Written request
Retype nothing except the lines below from the one with "Generate a Python" through the one with "0.0030, 0.00257, 0.0022]", exactly, with images left out.

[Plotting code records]
===

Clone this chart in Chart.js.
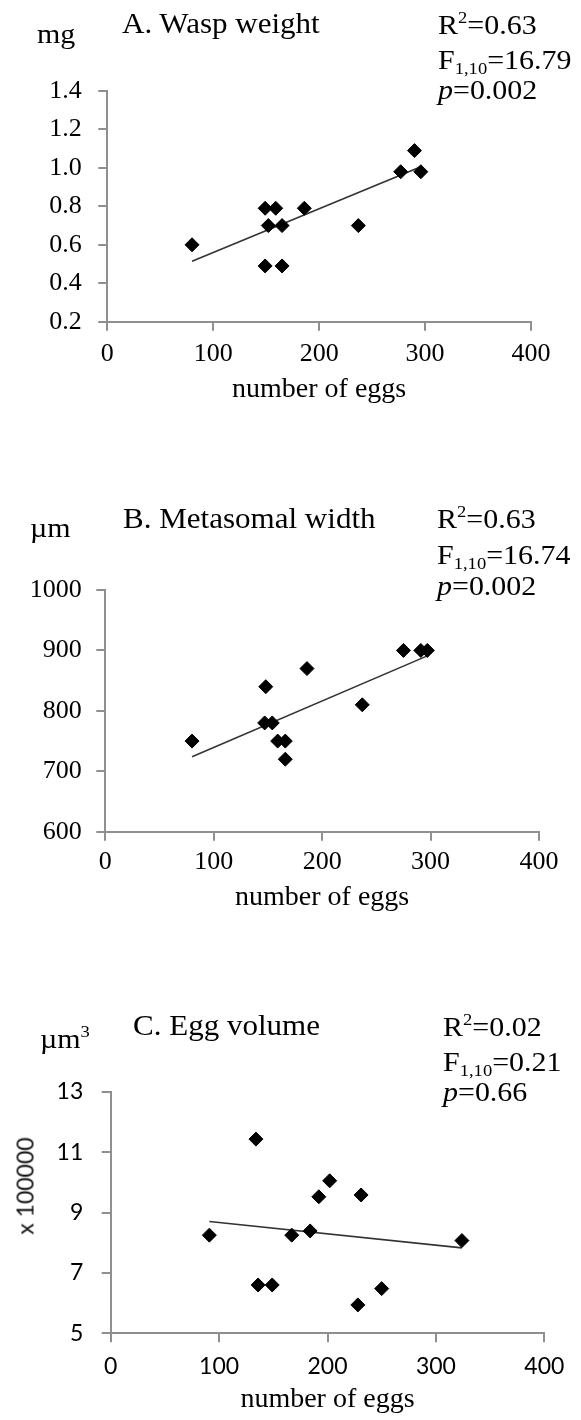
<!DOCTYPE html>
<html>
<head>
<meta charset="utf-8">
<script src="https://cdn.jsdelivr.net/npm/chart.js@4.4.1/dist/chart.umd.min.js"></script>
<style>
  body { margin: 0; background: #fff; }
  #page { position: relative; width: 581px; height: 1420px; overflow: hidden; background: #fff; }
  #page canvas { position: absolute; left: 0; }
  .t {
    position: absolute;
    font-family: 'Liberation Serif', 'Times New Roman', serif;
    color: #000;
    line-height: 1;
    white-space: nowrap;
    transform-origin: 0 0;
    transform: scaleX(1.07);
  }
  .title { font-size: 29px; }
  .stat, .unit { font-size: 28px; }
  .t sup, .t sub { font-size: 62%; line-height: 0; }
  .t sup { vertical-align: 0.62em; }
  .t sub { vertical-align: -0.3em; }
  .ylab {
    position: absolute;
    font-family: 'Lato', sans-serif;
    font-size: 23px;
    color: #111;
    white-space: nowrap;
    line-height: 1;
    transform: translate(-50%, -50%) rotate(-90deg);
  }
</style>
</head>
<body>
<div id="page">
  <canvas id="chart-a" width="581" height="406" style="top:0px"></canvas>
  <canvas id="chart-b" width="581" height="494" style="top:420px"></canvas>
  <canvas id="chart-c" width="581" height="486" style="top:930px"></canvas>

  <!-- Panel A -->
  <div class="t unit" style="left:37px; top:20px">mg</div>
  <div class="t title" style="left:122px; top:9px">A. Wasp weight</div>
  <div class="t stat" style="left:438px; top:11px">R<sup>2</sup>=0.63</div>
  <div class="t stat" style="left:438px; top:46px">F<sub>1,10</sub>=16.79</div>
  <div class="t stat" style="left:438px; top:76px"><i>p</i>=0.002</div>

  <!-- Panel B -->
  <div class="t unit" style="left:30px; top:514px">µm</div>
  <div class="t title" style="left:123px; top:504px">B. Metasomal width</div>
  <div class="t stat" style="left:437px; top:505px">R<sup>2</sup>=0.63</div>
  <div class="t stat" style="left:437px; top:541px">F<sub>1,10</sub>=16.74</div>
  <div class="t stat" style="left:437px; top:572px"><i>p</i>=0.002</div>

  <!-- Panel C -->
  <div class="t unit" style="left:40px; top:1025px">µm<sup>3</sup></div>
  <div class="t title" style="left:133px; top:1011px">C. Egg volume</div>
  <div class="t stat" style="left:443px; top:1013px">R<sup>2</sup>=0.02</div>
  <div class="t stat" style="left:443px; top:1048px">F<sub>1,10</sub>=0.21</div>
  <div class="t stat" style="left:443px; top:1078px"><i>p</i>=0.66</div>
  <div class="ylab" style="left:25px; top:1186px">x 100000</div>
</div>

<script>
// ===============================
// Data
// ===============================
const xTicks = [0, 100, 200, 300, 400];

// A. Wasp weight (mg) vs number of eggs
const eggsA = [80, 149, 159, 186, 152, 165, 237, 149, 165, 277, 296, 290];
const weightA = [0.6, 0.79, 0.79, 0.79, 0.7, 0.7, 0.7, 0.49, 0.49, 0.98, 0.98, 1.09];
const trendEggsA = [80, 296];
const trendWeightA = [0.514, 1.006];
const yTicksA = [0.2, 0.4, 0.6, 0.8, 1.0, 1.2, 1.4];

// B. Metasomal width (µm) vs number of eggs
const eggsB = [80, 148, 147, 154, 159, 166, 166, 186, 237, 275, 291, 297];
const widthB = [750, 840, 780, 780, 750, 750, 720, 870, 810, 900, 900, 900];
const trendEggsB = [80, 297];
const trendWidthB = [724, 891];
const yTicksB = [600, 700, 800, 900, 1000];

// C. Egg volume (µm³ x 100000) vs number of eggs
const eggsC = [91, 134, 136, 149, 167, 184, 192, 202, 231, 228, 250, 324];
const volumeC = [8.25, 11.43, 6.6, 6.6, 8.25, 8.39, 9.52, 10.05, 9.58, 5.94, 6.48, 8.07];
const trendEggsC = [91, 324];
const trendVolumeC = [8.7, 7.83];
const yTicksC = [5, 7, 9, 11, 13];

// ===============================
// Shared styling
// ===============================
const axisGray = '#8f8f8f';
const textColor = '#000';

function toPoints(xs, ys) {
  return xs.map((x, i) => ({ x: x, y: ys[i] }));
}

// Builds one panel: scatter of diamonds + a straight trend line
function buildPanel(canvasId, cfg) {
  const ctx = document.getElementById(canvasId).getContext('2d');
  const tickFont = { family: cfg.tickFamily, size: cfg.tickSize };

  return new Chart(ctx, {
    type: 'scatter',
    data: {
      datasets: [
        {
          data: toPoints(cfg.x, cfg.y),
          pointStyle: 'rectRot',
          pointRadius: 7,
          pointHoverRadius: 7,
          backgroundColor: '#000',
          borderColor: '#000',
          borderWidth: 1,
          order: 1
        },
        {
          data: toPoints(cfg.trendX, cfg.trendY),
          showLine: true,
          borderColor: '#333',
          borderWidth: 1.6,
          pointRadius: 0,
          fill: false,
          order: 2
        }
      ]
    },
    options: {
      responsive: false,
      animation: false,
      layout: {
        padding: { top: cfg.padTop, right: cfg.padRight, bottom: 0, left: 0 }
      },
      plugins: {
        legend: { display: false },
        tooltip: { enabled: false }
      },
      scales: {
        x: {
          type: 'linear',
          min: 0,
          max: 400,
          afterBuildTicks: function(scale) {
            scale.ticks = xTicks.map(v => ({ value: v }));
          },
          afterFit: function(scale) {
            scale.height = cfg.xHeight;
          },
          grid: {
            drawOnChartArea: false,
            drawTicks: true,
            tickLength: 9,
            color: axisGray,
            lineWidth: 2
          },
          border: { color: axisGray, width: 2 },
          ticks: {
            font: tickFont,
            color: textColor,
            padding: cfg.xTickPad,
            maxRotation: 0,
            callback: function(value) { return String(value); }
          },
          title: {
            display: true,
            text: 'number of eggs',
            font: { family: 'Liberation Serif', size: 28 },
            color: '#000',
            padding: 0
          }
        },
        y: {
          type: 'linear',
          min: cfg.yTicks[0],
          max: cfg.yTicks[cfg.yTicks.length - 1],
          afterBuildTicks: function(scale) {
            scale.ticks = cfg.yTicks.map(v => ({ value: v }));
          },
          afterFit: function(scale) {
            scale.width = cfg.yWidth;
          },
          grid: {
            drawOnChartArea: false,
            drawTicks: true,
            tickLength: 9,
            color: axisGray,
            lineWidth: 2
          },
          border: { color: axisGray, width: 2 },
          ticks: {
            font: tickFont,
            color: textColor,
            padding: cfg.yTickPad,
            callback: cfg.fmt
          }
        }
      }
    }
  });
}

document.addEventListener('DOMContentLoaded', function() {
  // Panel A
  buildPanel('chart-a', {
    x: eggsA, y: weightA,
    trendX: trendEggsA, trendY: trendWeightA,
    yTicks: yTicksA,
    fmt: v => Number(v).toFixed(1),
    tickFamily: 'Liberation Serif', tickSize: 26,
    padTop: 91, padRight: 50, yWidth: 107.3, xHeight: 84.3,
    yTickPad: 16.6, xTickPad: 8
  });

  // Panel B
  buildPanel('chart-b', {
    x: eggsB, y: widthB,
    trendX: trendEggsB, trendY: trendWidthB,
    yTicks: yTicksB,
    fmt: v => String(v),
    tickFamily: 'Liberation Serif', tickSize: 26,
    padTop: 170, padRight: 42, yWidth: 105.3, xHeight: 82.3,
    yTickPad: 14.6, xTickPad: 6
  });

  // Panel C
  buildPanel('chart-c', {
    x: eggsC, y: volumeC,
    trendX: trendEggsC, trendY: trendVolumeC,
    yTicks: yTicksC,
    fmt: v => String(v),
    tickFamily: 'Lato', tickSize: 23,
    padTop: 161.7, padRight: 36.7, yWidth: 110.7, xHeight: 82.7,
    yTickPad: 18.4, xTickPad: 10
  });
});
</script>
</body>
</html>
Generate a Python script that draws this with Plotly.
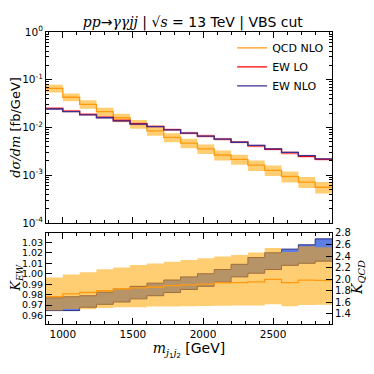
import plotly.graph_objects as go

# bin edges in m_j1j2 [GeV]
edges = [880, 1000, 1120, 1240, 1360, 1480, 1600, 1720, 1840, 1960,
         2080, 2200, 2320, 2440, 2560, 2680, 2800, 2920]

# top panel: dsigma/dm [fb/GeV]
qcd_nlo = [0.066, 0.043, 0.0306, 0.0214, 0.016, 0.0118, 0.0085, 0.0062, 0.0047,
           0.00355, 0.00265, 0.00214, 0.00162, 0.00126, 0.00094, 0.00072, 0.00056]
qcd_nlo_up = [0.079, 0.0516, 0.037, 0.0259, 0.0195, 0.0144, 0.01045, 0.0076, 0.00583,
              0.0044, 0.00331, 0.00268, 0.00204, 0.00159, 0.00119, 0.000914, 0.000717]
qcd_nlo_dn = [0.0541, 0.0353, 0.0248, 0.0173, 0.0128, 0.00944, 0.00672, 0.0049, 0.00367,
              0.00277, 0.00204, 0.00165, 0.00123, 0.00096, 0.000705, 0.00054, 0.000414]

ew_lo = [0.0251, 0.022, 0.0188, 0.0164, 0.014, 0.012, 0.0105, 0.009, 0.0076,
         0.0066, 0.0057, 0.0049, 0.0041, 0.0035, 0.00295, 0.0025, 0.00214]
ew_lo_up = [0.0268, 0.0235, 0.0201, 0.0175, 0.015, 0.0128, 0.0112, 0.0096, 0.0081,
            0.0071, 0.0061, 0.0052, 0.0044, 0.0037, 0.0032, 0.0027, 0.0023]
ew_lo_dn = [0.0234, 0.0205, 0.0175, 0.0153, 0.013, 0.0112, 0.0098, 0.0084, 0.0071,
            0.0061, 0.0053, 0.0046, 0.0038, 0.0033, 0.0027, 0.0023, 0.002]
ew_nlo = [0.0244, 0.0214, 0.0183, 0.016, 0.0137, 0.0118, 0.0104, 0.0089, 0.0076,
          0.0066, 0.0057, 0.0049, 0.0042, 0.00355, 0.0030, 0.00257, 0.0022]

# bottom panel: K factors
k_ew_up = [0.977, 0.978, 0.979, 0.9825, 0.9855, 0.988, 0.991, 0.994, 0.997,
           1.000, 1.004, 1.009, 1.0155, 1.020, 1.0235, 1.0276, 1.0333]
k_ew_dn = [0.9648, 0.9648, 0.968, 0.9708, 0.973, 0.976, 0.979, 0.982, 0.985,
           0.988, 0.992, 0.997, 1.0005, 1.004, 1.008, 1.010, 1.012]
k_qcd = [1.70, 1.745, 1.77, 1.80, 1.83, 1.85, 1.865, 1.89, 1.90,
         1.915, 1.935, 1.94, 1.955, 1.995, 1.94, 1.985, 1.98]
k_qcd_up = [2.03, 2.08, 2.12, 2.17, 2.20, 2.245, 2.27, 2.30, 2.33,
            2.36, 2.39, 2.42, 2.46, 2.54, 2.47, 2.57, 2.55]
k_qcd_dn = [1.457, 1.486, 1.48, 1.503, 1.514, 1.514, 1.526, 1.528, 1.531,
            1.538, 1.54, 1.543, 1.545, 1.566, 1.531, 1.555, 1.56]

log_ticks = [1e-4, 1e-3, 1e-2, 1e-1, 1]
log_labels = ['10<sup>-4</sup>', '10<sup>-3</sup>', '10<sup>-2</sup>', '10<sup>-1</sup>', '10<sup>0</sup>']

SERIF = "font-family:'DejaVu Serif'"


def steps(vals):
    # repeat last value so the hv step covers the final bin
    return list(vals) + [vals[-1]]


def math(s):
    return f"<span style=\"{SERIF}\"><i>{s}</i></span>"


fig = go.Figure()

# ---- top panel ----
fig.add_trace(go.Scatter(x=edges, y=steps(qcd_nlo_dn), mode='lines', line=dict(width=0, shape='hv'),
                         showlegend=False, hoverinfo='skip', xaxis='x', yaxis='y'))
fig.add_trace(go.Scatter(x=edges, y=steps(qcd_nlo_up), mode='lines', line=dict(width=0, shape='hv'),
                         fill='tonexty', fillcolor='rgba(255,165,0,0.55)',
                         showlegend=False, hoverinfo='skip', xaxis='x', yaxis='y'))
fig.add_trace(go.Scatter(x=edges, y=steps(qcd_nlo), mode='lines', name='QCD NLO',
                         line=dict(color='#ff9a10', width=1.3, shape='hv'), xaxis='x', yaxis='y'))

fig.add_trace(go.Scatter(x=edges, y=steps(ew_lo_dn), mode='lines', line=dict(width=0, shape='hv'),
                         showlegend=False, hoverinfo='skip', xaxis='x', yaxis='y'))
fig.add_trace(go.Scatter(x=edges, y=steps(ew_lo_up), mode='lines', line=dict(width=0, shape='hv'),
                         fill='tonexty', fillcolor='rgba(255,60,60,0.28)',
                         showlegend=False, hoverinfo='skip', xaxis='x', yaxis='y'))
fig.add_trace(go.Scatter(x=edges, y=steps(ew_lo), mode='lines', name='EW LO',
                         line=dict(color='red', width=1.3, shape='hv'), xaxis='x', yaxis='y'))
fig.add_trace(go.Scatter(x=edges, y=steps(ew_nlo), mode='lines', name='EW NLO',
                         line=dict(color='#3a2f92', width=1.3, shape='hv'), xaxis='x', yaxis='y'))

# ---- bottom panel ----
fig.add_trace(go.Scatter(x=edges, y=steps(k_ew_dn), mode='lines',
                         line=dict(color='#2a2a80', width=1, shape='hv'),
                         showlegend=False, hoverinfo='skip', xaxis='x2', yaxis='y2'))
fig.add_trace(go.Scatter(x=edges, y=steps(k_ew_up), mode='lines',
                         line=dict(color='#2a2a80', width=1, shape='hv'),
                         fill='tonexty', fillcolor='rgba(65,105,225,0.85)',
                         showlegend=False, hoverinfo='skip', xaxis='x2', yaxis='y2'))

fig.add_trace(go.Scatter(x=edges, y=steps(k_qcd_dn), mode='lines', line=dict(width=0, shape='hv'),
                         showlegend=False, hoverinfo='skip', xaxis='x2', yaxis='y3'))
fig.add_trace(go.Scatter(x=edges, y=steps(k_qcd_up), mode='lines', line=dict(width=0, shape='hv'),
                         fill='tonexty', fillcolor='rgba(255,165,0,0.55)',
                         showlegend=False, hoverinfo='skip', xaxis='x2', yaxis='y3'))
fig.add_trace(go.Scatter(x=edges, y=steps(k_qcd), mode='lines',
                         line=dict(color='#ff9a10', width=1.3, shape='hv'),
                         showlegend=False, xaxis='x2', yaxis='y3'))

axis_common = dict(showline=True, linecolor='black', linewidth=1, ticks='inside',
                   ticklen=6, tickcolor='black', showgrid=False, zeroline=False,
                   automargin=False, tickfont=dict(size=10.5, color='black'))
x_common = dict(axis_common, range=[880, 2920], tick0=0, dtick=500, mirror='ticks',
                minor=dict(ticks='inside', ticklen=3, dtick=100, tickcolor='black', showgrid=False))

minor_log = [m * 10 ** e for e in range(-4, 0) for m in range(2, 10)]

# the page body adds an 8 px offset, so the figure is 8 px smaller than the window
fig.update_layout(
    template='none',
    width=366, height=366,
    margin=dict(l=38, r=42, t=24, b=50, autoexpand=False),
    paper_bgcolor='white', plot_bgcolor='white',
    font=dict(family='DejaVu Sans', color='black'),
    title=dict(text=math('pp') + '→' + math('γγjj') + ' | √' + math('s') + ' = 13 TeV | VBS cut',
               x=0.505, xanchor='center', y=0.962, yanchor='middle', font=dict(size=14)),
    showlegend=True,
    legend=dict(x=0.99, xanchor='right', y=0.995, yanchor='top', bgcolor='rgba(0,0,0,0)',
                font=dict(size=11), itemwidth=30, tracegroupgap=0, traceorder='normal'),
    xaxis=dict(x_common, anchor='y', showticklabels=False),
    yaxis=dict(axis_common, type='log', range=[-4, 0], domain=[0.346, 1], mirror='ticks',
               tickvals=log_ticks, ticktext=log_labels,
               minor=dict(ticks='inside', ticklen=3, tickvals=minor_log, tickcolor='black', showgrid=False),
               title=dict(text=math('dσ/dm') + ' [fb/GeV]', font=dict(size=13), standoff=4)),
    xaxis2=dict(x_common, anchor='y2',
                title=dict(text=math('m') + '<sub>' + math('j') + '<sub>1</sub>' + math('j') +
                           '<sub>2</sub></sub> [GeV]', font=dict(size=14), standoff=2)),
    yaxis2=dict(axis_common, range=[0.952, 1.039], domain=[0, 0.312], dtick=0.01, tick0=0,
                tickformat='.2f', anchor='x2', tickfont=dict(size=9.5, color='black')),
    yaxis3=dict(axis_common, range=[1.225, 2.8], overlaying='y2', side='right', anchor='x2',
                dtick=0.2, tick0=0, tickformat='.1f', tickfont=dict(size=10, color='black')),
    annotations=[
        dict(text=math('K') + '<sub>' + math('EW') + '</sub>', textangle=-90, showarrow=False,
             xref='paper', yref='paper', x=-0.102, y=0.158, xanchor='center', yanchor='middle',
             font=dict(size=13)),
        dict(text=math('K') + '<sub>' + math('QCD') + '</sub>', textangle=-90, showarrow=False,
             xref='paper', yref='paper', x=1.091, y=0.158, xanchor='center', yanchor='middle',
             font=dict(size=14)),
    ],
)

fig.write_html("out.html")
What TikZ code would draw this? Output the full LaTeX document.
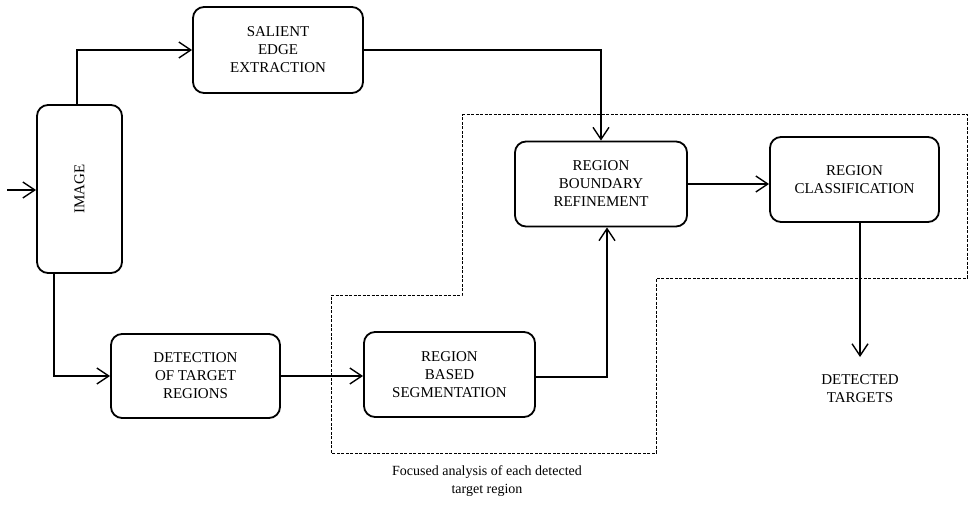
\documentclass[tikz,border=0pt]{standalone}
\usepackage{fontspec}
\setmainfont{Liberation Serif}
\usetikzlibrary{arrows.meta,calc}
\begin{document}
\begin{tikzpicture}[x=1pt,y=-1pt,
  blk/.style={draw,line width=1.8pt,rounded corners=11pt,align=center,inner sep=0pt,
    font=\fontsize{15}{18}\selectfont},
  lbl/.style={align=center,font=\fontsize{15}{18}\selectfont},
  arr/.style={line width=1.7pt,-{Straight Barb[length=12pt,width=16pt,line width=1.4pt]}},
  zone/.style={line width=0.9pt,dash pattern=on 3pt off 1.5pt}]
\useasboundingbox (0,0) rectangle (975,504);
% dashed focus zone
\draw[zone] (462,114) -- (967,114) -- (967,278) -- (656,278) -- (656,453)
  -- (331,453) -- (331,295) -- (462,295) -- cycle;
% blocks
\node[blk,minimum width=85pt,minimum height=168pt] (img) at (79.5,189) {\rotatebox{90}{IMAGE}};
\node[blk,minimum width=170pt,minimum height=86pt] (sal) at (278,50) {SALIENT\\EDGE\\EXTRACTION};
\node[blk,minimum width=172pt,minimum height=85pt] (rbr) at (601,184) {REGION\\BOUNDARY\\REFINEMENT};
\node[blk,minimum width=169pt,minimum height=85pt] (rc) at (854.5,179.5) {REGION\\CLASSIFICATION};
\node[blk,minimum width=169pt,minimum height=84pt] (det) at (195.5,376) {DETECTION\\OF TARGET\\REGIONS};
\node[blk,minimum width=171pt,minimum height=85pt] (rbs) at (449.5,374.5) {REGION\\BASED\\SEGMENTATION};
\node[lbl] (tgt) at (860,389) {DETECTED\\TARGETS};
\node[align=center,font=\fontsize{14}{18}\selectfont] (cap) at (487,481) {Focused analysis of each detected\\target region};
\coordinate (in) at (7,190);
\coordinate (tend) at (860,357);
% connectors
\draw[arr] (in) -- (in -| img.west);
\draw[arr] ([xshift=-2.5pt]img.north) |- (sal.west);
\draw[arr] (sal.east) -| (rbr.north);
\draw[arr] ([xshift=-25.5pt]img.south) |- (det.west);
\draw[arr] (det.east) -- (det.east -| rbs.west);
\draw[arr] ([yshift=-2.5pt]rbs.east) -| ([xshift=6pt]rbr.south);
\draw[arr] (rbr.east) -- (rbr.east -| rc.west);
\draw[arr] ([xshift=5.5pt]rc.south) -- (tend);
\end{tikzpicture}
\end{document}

===

The response
Generate a Python script that draws this with Plotly.
import plotly.graph_objects as go

# bin edges in m_j1j2 [GeV]
edges = [880, 1000, 1120, 1240, 1360, 1480, 1600, 1720, 1840, 1960,
         2080, 2200, 2320, 2440, 2560, 2680, 2800, 2920]

# top panel: dsigma/dm [fb/GeV]
qcd_nlo = [0.066, 0.043, 0.0306, 0.0214, 0.016, 0.0118, 0.0085, 0.0062, 0.0047,
           0.00355, 0.00265, 0.00214, 0.00162, 0.00126, 0.00094, 0.00072, 0.00056]
qcd_nlo_up = [0.079, 0.0516, 0.037, 0.0259, 0.0195, 0.0144, 0.01045, 0.0076, 0.00583,
              0.0044, 0.00331, 0.00268, 0.00204, 0.00159, 0.00119, 0.000914, 0.000717]
qcd_nlo_dn = [0.0541, 0.0353, 0.0248, 0.0173, 0.0128, 0.00944, 0.00672, 0.0049, 0.00367,
              0.00277, 0.00204, 0.00165, 0.00123, 0.00096, 0.000705, 0.00054, 0.000414]

ew_lo = [0.0251, 0.022, 0.0188, 0.0164, 0.014, 0.012, 0.0105, 0.009, 0.0076,
         0.0066, 0.0057, 0.0049, 0.0041, 0.0035, 0.00295, 0.0025, 0.00214]
ew_lo_up = [0.0268, 0.0235, 0.0201, 0.0175, 0.015, 0.0128, 0.0112, 0.0096, 0.0081,
            0.0071, 0.0061, 0.0052, 0.0044, 0.0037, 0.0032, 0.0027, 0.0023]
ew_lo_dn = [0.0234, 0.0205, 0.0175, 0.0153, 0.013, 0.0112, 0.0098, 0.0084, 0.0071,
            0.0061, 0.0053, 0.0046, 0.0038, 0.0033, 0.0027, 0.0023, 0.002]
ew_nlo = [0.0244, 0.0214, 0.0183, 0.016, 0.0137, 0.0118, 0.0104, 0.0089, 0.0076,
          0.0066, 0.0057, 0.0049, 0.0042, 0.00355, 0.0030, 0.00257, 0.0022]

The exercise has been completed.